BogdanSavkovic · February 22, 2022, 7:58pm

In Transfer Learning tutorial, to be able to guarantee the preciseness of loss function calculation, regarding potential difference in sizes between the last batch and other batches, we introduce running loss:

running_loss += loss.item() * inputs.size(0)

I would like to keep this approach even when using autocast and grad_scaler. In this case:

with autocast():
    outputs = model(batch_inputs)
    loss = torch.nn.CrossEntropyLoss(outputs)

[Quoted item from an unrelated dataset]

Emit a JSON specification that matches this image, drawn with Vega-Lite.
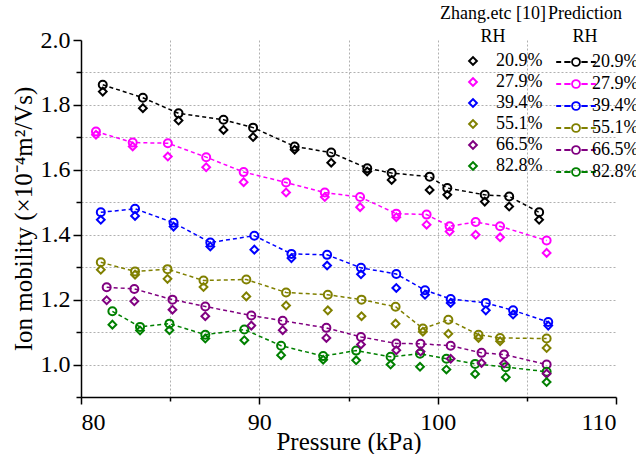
{
  "$schema": "https://vega.github.io/schema/vega-lite/v6.json",
  "width": 535,
  "height": 357,
  "autosize": {"type": "none"},
  "padding": {"left": 81, "top": 40, "right": 20, "bottom": 57},
  "background": "white",
  "config": {
    "view": {"stroke": null},
    "font": "Liberation Serif",
    "axis": {
      "domainColor": "black", "domainWidth": 1.5,
      "tickColor": "black", "tickWidth": 1.5,
      "labelFont": "Liberation Serif", "labelFontSize": 24, "labelColor": "black",
      "titleFont": "Liberation Serif", "titleFontSize": 25, "titleFontWeight": "normal", "titleColor": "black",
      "gridColor": "#b0b0b0", "gridDash": [2, 2], "gridWidth": 1,
      "labelOverlap": false, "labelBound": false
    },
    "legend": {
      "labelFont": "Liberation Serif", "labelFontSize": 18, "labelColor": "black",
      "titleFont": "Liberation Serif", "titleFontSize": 18, "titleFontWeight": "normal", "titleColor": "black",
      "titleAnchor": "middle", "titleAlign": "center", "titleLineHeight": 23,
      "rowPadding": 3, "titlePadding": 6
    }
  },
  "data": {
    "values": [
      {"rh": "20.9%", "p": 81.22, "pred": 1.862, "zhang": 1.841},
      {"rh": "20.9%", "p": 83.47, "pred": 1.822, "zhang": 1.790},
      {"rh": "20.9%", "p": 85.47, "pred": 1.774, "zhang": 1.752},
      {"rh": "20.9%", "p": 87.99, "pred": 1.754, "zhang": 1.723},
      {"rh": "20.9%", "p": 89.65, "pred": 1.730, "zhang": 1.701},
      {"rh": "20.9%", "p": 91.98, "pred": 1.672, "zhang": 1.662},
      {"rh": "20.9%", "p": 94.03, "pred": 1.653, "zhang": 1.622},
      {"rh": "20.9%", "p": 96.05, "pred": 1.605, "zhang": 1.595},
      {"rh": "20.9%", "p": 97.42, "pred": 1.590, "zhang": 1.569},
      {"rh": "20.9%", "p": 99.55, "pred": 1.579, "zhang": 1.538},
      {"rh": "20.9%", "p": 100.54, "pred": 1.544, "zhang": 1.523},
      {"rh": "20.9%", "p": 102.64, "pred": 1.523, "zhang": 1.502},
      {"rh": "20.9%", "p": 104.01, "pred": 1.518, "zhang": 1.487},
      {"rh": "20.9%", "p": 105.69, "pred": 1.469, "zhang": 1.446},
      {"rh": "27.9%", "p": 80.84, "pred": 1.718, "zhang": 1.708},
      {"rh": "27.9%", "p": 82.90, "pred": 1.684, "zhang": 1.672},
      {"rh": "27.9%", "p": 84.87, "pred": 1.682, "zhang": 1.641},
      {"rh": "27.9%", "p": 87.02, "pred": 1.639, "zhang": 1.608},
      {"rh": "27.9%", "p": 89.12, "pred": 1.593, "zhang": 1.562},
      {"rh": "27.9%", "p": 91.50, "pred": 1.561, "zhang": 1.530},
      {"rh": "27.9%", "p": 93.67, "pred": 1.530, "zhang": 1.516},
      {"rh": "27.9%", "p": 95.65, "pred": 1.516, "zhang": 1.485},
      {"rh": "27.9%", "p": 97.68, "pred": 1.465, "zhang": 1.454},
      {"rh": "27.9%", "p": 99.38, "pred": 1.462, "zhang": 1.431},
      {"rh": "27.9%", "p": 100.67, "pred": 1.426, "zhang": 1.410},
      {"rh": "27.9%", "p": 102.13, "pred": 1.439, "zhang": 1.400},
      {"rh": "27.9%", "p": 103.50, "pred": 1.426, "zhang": 1.392},
      {"rh": "27.9%", "p": 106.11, "pred": 1.382, "zhang": 1.344},
      {"rh": "39.4%", "p": 81.11, "pred": 1.469, "zhang": 1.446},
      {"rh": "39.4%", "p": 83.03, "pred": 1.480, "zhang": 1.458},
      {"rh": "39.4%", "p": 85.19, "pred": 1.437, "zhang": 1.425},
      {"rh": "39.4%", "p": 87.25, "pred": 1.376, "zhang": 1.364},
      {"rh": "39.4%", "p": 89.72, "pred": 1.397, "zhang": 1.354},
      {"rh": "39.4%", "p": 91.80, "pred": 1.341, "zhang": 1.328},
      {"rh": "39.4%", "p": 93.80, "pred": 1.338, "zhang": 1.305},
      {"rh": "39.4%", "p": 95.70, "pred": 1.298, "zhang": 1.278},
      {"rh": "39.4%", "p": 97.68, "pred": 1.279, "zhang": 1.236},
      {"rh": "39.4%", "p": 99.29, "pred": 1.229, "zhang": 1.215},
      {"rh": "39.4%", "p": 100.73, "pred": 1.202, "zhang": 1.190},
      {"rh": "39.4%", "p": 102.70, "pred": 1.190, "zhang": 1.167},
      {"rh": "39.4%", "p": 104.23, "pred": 1.167, "zhang": 1.154},
      {"rh": "39.4%", "p": 106.20, "pred": 1.131, "zhang": 1.120},
      {"rh": "55.1%", "p": 81.11, "pred": 1.315, "zhang": 1.292},
      {"rh": "55.1%", "p": 83.03, "pred": 1.287, "zhang": 1.277},
      {"rh": "55.1%", "p": 84.85, "pred": 1.294, "zhang": 1.264},
      {"rh": "55.1%", "p": 86.87, "pred": 1.259, "zhang": 1.239},
      {"rh": "55.1%", "p": 89.27, "pred": 1.262, "zhang": 1.210},
      {"rh": "55.1%", "p": 91.50, "pred": 1.222, "zhang": 1.182},
      {"rh": "55.1%", "p": 93.84, "pred": 1.215, "zhang": 1.167},
      {"rh": "55.1%", "p": 95.73, "pred": 1.200, "zhang": 1.149},
      {"rh": "55.1%", "p": 97.64, "pred": 1.178, "zhang": 1.126},
      {"rh": "55.1%", "p": 99.17, "pred": 1.111, "zhang": 1.101},
      {"rh": "55.1%", "p": 100.60, "pred": 1.138, "zhang": 1.095},
      {"rh": "55.1%", "p": 102.29, "pred": 1.092, "zhang": 1.082},
      {"rh": "55.1%", "p": 103.50, "pred": 1.082, "zhang": 1.072},
      {"rh": "55.1%", "p": 106.11, "pred": 1.080, "zhang": 1.051},
      {"rh": "66.5%", "p": 81.44, "pred": 1.238, "zhang": 1.198},
      {"rh": "66.5%", "p": 82.99, "pred": 1.233, "zhang": 1.195},
      {"rh": "66.5%", "p": 85.13, "pred": 1.200, "zhang": 1.169},
      {"rh": "66.5%", "p": 86.97, "pred": 1.179, "zhang": 1.149},
      {"rh": "66.5%", "p": 89.55, "pred": 1.151, "zhang": 1.120},
      {"rh": "66.5%", "p": 91.31, "pred": 1.135, "zhang": 1.106},
      {"rh": "66.5%", "p": 93.76, "pred": 1.113, "zhang": 1.082},
      {"rh": "66.5%", "p": 95.70, "pred": 1.085, "zhang": 1.062},
      {"rh": "66.5%", "p": 97.68, "pred": 1.065, "zhang": 1.044},
      {"rh": "66.5%", "p": 99.04, "pred": 1.064, "zhang": 1.040},
      {"rh": "66.5%", "p": 100.73, "pred": 1.058, "zhang": 1.018},
      {"rh": "66.5%", "p": 102.46, "pred": 1.036, "zhang": 1.005},
      {"rh": "66.5%", "p": 103.72, "pred": 1.031, "zhang": 1.003},
      {"rh": "66.5%", "p": 106.11, "pred": 1.000, "zhang": 0.972},
      {"rh": "82.8%", "p": 81.76, "pred": 1.164, "zhang": 1.123},
      {"rh": "82.8%", "p": 83.31, "pred": 1.116, "zhang": 1.105},
      {"rh": "82.8%", "p": 84.96, "pred": 1.126, "zhang": 1.106},
      {"rh": "82.8%", "p": 86.97, "pred": 1.092, "zhang": 1.080},
      {"rh": "82.8%", "p": 89.16, "pred": 1.108, "zhang": 1.075},
      {"rh": "82.8%", "p": 91.22, "pred": 1.058, "zhang": 1.029},
      {"rh": "82.8%", "p": 93.58, "pred": 1.026, "zhang": 1.015},
      {"rh": "82.8%", "p": 95.43, "pred": 1.043, "zhang": 1.013},
      {"rh": "82.8%", "p": 97.36, "pred": 1.024, "zhang": 1.000},
      {"rh": "82.8%", "p": 99.01, "pred": 1.033, "zhang": 0.993},
      {"rh": "82.8%", "p": 100.49, "pred": 1.018, "zhang": 0.985},
      {"rh": "82.8%", "p": 102.10, "pred": 1.002, "zhang": 0.971},
      {"rh": "82.8%", "p": 103.82, "pred": 0.992, "zhang": 0.961},
      {"rh": "82.8%", "p": 106.11, "pred": 0.978, "zhang": 0.946}
    ]
  },
  "encoding": {
    "x": {
      "field": "p", "type": "quantitative",
      "scale": {"domain": [80, 110], "nice": false, "zero": false},
      "axis": {
        "title": "Pressure (kPa)",
        "values": [80, 85, 90, 95, 100, 105, 110],
        "labelExpr": "datum.value % 10 === 0 ? datum.label : ''",
        "tickSize": {"condition": {"test": "datum.value % 10 === 0", "value": 7}, "value": 4},
        "gridOpacity": {"condition": {"test": "datum.value === 80 || datum.value === 110", "value": 0}, "value": 1},
        "labelPadding": 6, "titlePadding": -5
      }
    },
    "y": {
      "field": "pred", "type": "quantitative",
      "scale": {"domain": [0.9, 2.0], "nice": false, "zero": false},
      "axis": {
        "title": "Ion mobility (×10⁻⁴m²/Vs)",
        "values": [0.9, 1.0, 1.1, 1.2, 1.3, 1.4, 1.5, 1.6, 1.7, 1.8, 1.9, 2.0],
        "labelExpr": "round(datum.value * 10) % 2 === 0 ? format(datum.value, '.1f') : ''",
        "tickSize": {"condition": {"test": "round(datum.value * 10) % 2 === 0", "value": 8}, "value": 5},
        "gridOpacity": {"condition": {"test": "datum.value < 0.95 || datum.value > 1.95", "value": 0}, "value": 1},
        "labelPadding": 3, "titlePadding": 4
      }
    }
  },
  "layer": [
    {
      "mark": {"type": "line", "strokeDash": [4, 3], "strokeWidth": 1.5},
      "encoding": {
        "color": {"field": "rh", "type": "nominal",
          "scale": {"domain": ["20.9%", "27.9%", "39.4%", "55.1%", "66.5%", "82.8%"], "range": ["#000000", "#ff00ff", "#0000ff", "#808000", "#800080", "#008000"]},
          "legend": {
            "title": ["Prediction", "RH"],
            "orient": "none", "legendX": 451, "legendY": -35,
            "symbolType": "M-2.2,0H-1.65M-1.3,0H-0.6M0.6,0H1.3M1.65,0H2.2M0.44,0A0.44,0.44,0,1,1,-0.44,0A0.44,0.44,0,1,1,0.44,0Z",
            "symbolSize": 324, "symbolStrokeWidth": 1.8, "symbolOffset": 34, "labelOffset": 6,
            "symbolDash": [100, 0], "symbolFillColor": "transparent"
          }}
      }
    },
    {
      "mark": {"type": "point", "shape": "circle", "filled": false, "size": 64, "strokeWidth": 2, "opacity": 1},
      "encoding": {
        "color": {"field": "rh", "type": "nominal",
          "scale": {"domain": ["20.9%", "27.9%", "39.4%", "55.1%", "66.5%", "82.8%"], "range": ["#000000", "#ff00ff", "#0000ff", "#808000", "#800080", "#008000"]},
          "legend": {
            "title": ["Prediction", "RH"],
            "orient": "none", "legendX": 451, "legendY": -35,
            "symbolType": "M-2.2,0H-1.65M-1.3,0H-0.6M0.6,0H1.3M1.65,0H2.2M0.44,0A0.44,0.44,0,1,1,-0.44,0A0.44,0.44,0,1,1,0.44,0Z",
            "symbolSize": 324, "symbolStrokeWidth": 1.8, "symbolOffset": 34, "labelOffset": 6,
            "symbolDash": [100, 0], "symbolFillColor": "transparent"
          }}
      }
    },
    {
      "mark": {"type": "point", "shape": "diamond", "filled": false, "size": 60, "strokeWidth": 2, "opacity": 1},
      "encoding": {
        "y": {"field": "zhang", "type": "quantitative"},
        "stroke": {"field": "rh", "type": "nominal",
          "scale": {"range": ["#000000", "#ff00ff", "#0000ff", "#808000", "#800080", "#008000"]},
          "legend": {
            "title": ["Zhang.etc [10]", "RH"],
            "orient": "none", "legendX": 359, "legendY": -35,
            "symbolType": "diamond", "symbolSize": 60, "symbolStrokeWidth": 2,
            "symbolOffset": 20, "labelOffset": 14
          }}
      }
    }
  ]
}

scaler.scale(loss).backward()
scaler.step(optimizer)
scaler.update()

what happens to loss?

Should it be unscaled before running_loss += loss.item() * inputs.size(0) and reported that way? Also, where would that part of code be implemented?

Thanks!

BogdanSavkovic · February 22, 2022, 8:10pm

Code sample:

def train_one_epoch(dataloader, model, optimizer, scaler, device):
   
    model.train()
    running_loss = 0.0
   
    for inputs, labels in dataloader:
         inputs, labels = inpunts.to(device), labels.to(device)
        
        optimizer.zero_grad()
        with torch.cuda.amp.autocast():
            outputs = model(inputs)
            loss = nn.CrossEntropyLoss(outputs)

        scaler.scale(loss).backward()
        scaler.step(optimizer)
        scaler.update()
    
        # is this correct or do we need unscaling somewhere?
        running_loss += loss.item() * inputs.size(0)

    return running_loss

ptrblck · February 22, 2022, 8:27pm

You could unscale the loss my multiplying it with inv_scale = 1./scaler.get_scale() before calling scaler.update().

BogdanSavkovic · February 22, 2022, 9:13pm

Can’t I just use loss before scaling it?

Also, torch docs says that crossentropy is calculated on fp32 data anyways. Does it mean that amp benefits do not apply while calculating loss this way?

ptrblck · February 22, 2022, 9:20pm

Yes, using the loss before scaling should also work.

Also yes, nn.CrossEntropyLoss needs the higher precision of float32 for its stability.